_GIVEN REQUEST_. Identify the lines that contain the word "matplotlib" and copy each one.

_DATA SECTION_.

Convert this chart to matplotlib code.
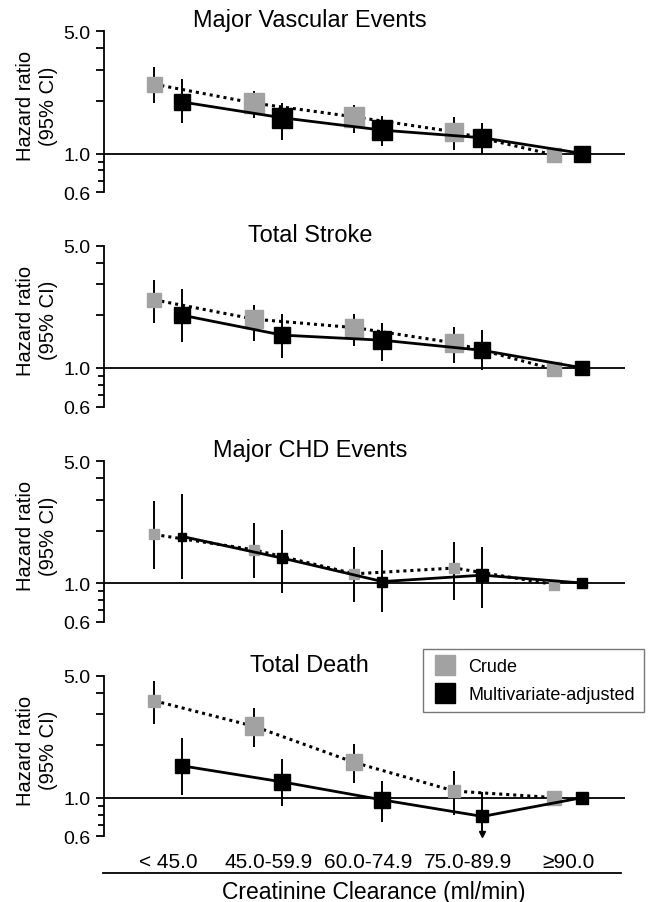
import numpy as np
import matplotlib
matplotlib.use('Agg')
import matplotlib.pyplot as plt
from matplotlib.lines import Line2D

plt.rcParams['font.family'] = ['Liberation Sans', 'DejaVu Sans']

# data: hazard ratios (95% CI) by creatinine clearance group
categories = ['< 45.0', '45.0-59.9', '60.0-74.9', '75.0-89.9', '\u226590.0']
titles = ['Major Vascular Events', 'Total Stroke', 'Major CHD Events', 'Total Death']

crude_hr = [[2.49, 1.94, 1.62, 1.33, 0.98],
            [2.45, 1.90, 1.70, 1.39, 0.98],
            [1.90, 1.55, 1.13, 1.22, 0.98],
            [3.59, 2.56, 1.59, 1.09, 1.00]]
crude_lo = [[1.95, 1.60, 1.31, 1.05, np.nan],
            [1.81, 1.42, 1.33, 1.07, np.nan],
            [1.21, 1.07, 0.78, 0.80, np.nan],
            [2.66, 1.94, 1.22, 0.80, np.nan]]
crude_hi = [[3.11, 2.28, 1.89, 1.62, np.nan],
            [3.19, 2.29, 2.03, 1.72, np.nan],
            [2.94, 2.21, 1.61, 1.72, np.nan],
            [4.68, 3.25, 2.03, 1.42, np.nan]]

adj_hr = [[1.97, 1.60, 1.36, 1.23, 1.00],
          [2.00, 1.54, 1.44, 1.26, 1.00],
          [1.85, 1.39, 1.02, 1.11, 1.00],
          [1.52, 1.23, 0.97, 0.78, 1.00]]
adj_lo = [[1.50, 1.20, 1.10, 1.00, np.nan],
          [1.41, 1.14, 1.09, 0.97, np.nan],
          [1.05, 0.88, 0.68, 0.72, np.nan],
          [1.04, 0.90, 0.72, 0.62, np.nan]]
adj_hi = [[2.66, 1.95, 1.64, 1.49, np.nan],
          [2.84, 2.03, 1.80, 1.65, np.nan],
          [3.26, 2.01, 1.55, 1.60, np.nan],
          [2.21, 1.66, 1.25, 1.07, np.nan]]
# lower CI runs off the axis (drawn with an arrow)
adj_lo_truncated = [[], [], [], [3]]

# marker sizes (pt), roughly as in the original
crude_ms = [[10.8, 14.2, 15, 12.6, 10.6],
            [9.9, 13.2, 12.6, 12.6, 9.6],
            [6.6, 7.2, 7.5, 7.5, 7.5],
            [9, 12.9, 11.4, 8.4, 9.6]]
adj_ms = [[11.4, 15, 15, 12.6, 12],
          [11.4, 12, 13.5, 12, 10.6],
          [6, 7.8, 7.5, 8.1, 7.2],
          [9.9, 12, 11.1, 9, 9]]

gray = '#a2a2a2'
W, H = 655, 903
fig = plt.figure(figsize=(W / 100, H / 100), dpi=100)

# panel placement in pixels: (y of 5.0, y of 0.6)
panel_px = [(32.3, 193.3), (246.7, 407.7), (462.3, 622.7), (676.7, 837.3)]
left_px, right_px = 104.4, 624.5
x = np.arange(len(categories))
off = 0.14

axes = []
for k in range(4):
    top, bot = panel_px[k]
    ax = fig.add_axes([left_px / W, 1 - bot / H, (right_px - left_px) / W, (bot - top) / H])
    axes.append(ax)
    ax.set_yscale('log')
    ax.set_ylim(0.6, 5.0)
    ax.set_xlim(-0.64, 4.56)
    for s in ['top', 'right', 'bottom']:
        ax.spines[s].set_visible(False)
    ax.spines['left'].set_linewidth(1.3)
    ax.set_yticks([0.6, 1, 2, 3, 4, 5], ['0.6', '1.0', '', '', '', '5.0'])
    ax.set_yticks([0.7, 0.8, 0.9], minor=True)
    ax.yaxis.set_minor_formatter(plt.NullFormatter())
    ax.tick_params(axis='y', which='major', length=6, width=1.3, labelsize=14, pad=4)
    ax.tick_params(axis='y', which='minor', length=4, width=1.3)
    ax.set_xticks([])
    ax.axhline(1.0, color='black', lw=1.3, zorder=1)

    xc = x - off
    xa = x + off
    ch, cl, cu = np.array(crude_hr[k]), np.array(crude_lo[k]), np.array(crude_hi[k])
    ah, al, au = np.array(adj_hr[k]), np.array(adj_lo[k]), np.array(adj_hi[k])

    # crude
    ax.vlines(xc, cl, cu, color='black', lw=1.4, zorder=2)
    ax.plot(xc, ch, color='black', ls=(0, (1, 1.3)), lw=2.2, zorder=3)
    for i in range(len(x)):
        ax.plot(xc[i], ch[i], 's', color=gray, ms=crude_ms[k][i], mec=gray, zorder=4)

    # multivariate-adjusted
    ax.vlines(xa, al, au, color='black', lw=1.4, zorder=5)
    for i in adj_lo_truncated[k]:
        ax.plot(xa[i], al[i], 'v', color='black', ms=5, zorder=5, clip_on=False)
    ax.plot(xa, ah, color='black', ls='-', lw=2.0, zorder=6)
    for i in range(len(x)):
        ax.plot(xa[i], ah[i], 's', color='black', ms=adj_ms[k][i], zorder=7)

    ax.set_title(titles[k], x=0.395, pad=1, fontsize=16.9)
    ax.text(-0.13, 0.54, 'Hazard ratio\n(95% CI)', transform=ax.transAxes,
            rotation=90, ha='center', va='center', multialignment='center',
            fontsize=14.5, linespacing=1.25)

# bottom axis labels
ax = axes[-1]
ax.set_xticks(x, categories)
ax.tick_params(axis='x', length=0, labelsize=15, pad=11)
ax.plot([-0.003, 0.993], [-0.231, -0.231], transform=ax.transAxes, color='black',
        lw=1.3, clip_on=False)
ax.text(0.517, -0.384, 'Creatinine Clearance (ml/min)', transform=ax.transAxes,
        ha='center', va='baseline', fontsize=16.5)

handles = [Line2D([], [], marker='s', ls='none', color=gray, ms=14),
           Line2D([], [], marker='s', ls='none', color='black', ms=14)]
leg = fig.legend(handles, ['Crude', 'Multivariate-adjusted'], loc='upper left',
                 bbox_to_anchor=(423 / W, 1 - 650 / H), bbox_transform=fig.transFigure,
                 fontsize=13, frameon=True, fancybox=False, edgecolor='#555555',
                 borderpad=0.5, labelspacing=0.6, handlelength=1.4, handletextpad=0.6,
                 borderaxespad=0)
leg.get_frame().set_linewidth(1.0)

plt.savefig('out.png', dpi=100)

_RESULT OF THIS TASK_.
Convert this chart to matplotlib code.
import matplotlib
matplotlib.use('Agg')
import matplotlib.pyplot as plt
from matplotlib.lines import Line2D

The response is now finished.